- [MATERIAL SUPPLIED]
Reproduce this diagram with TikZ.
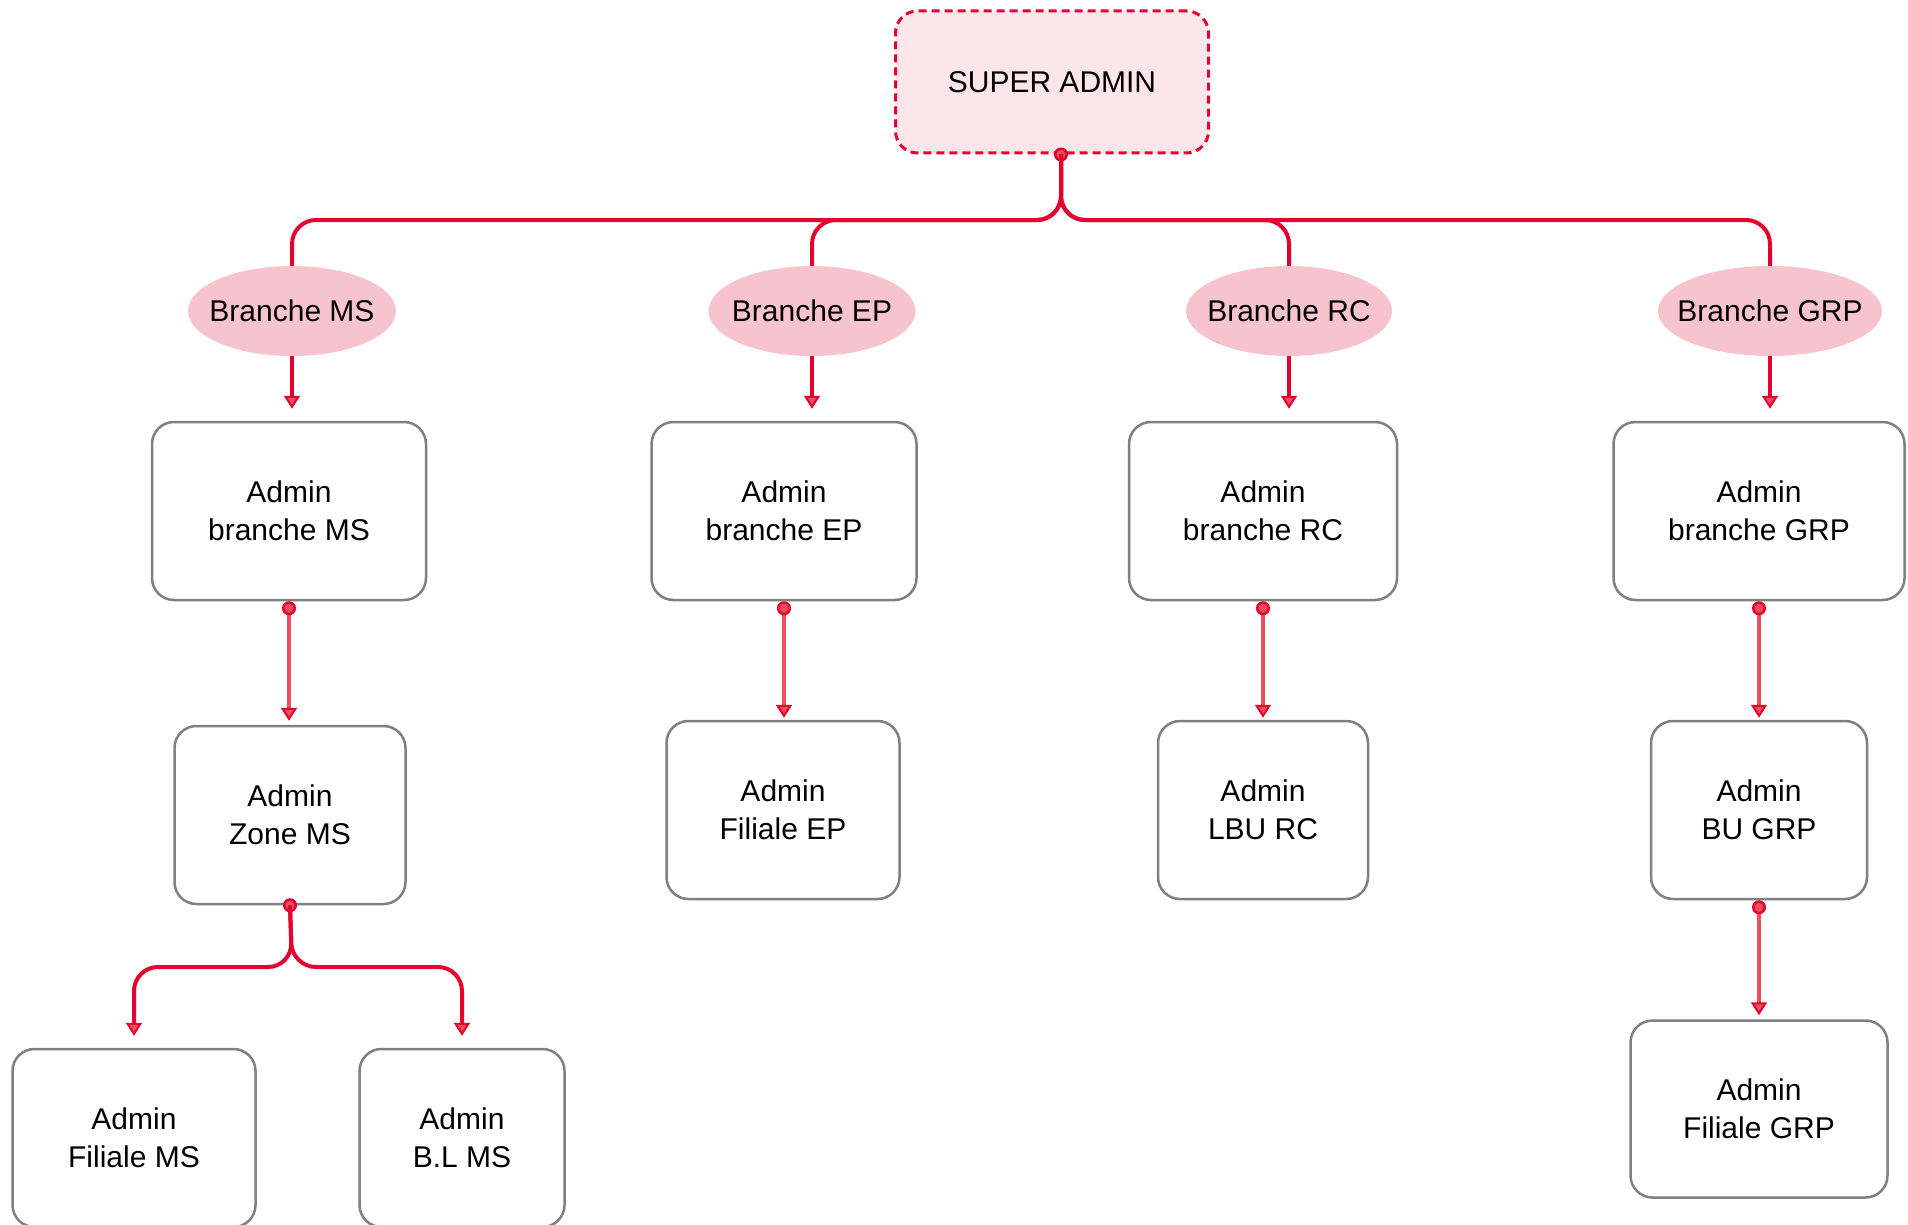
\documentclass[tikz,border=0pt]{standalone}
\usepackage{fontspec}
\setmainfont{Liberation Sans}
\usetikzlibrary{shapes.geometric,arrows.meta}

\definecolor{crimson}{HTML}{E4032E}
\definecolor{linkred}{HTML}{EB4F5C}
\definecolor{rosefill}{HTML}{F7C4CE}
\definecolor{palepink}{HTML}{FCE5EB}
\definecolor{boxgray}{HTML}{808080}

\begin{document}
\begin{tikzpicture}[
	x=1pt, y=-1pt,
	font=\fontsize{30}{38}\selectfont,
	super/.style={
		rectangle,
		draw=crimson,
		line width=3pt,
		dash pattern=on 8pt off 5pt,
		fill=palepink,
		rounded corners=22pt,
		minimum width=313pt,
		minimum height=142pt
	},
	branche/.style={
		ellipse,
		fill=rosefill,
		inner xsep=-30pt,
		inner ysep=0pt,
		minimum height=90pt
	},
	admin/.style={
		rectangle,
		draw=boxgray,
		line width=2.5pt,
		align=center,
		rounded corners=22pt,
		minimum height=178pt
	},
	bus/.style={
		draw=crimson,
		line width=4pt,
		rounded corners=24pt
	},
	down/.style={
		draw=crimson,
		line width=4pt,
		-{Triangle[length=13pt,width=16pt,fill=linkred,line width=2pt]}
	},
	link/.style={
		draw=linkred,
		line width=4pt,
		{Circle[length=14pt,color=crimson,fill=linkred,line width=2.5pt]}-{Triangle[length=13pt,width=16pt,color=crimson,fill=linkred,line width=2pt]}
	},
]

\useasboundingbox (0,0) rectangle (1908,1225);

\node[super] (sa) at (1052, 82) {SUPER ADMIN};

\node[branche, minimum width=208pt] (bms) at (292, 311) {Branche MS};
\node[branche, minimum width=207pt] (bep) at (812, 311) {Branche EP};
\node[branche, minimum width=206pt] (brc) at (1289, 311) {Branche RC};
\node[branche, minimum width=224pt] (bgrp) at (1770, 311) {Branche GRP};

\node[admin, minimum width=274pt] (ams) at (289, 511) {Admin\\branche MS};
\node[admin, minimum width=265pt] (aep) at (784, 511) {Admin\\branche EP};
\node[admin, minimum width=268pt] (arc) at (1263, 511) {Admin\\branche RC};
\node[admin, minimum width=291pt] (agrp) at (1759, 511) {Admin\\branche GRP};

\node[admin, minimum width=231pt] (zms) at (290, 815) {Admin\\Zone MS};
\node[admin, minimum width=233pt] (fep) at (783, 810) {Admin\\Filiale EP};
\node[admin, minimum width=210pt] (lrc) at (1263, 810) {Admin\\LBU RC};
\node[admin, minimum width=216pt] (bugrp) at (1759, 810) {Admin\\BU GRP};

\node[admin, minimum width=243pt] (fms) at (134, 1138) {Admin\\Filiale MS};
\node[admin, minimum width=205pt] (blms) at (462, 1138) {Admin\\B.L MS};
\node[admin, minimum width=257pt, minimum height=177pt] (fgrp) at (1759, 1109) {Admin\\Filiale GRP};

\coordinate (bus) at (1061, 220);
\coordinate (split) at (292, 967);

\draw[bus, {Circle[length=14pt,fill=linkred,line width=2.5pt]}-, shorten <=-7pt] (bus |- sa.south) -- (bus) -| (bms.north);
\draw[bus] (bus |- sa.south) -- (bus) -| (bep.north);
\draw[bus] (bus |- sa.south) -- (bus) -| (brc.north);
\draw[bus] (bus |- sa.south) -- (bus) -| (bgrp.north);

\draw[down, shorten >=12pt] (bms.south) -- (bms.south |- ams.north);
\draw[down, shorten >=12pt] (bep.south) -- (bep.south |- aep.north);
\draw[down, shorten >=12pt] (brc.south) -- (brc.south |- arc.north);
\draw[down, shorten >=12pt] (bgrp.south) -- (bgrp.south |- agrp.north);

\draw[link, shorten >=4pt] (ams.south) -- (ams.south |- zms.north);
\draw[link, shorten >=2pt] (aep.south) -- (aep.south |- fep.north);
\draw[link, shorten >=2pt] (arc.south) -- (arc.south |- lrc.north);
\draw[link, shorten >=2pt] (agrp.south) -- (agrp.south |- bugrp.north);
\draw[link, shorten >=4pt] (bugrp.south) -- (bugrp.south |- fgrp.north);

\draw[bus, {Circle[length=14pt,fill=linkred,line width=2.5pt]}-{Triangle[length=13pt,width=16pt,fill=linkred,line width=2pt]}, shorten <=-7pt, shorten >=12pt] (zms.south) -- (split) -| (fms.north);
\draw[bus, -{Triangle[length=13pt,width=16pt,fill=linkred,line width=2pt]}, shorten >=12pt] (zms.south) -- (split) -| (blms.north);

\end{tikzpicture}
\end{document}
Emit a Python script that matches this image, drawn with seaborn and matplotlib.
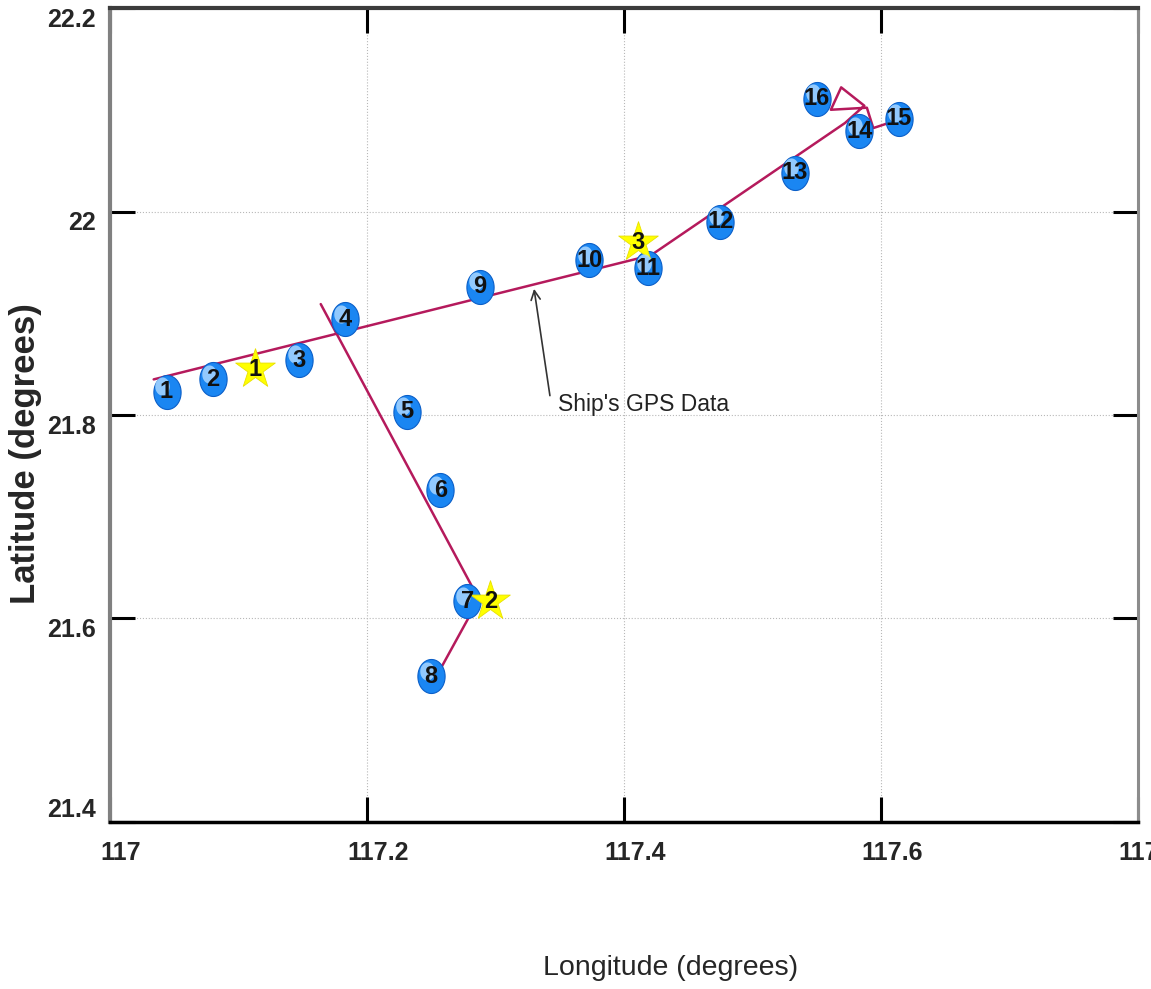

- [WHAT YOU HAVE TO DO] Pull out every line of the records above that contains the word "with".

- [SOLUTION TO THIS EXERCISE]
Reproduce this diagram with TikZ.
Emit a Python script that matches this image, drawn with seaborn and matplotlib.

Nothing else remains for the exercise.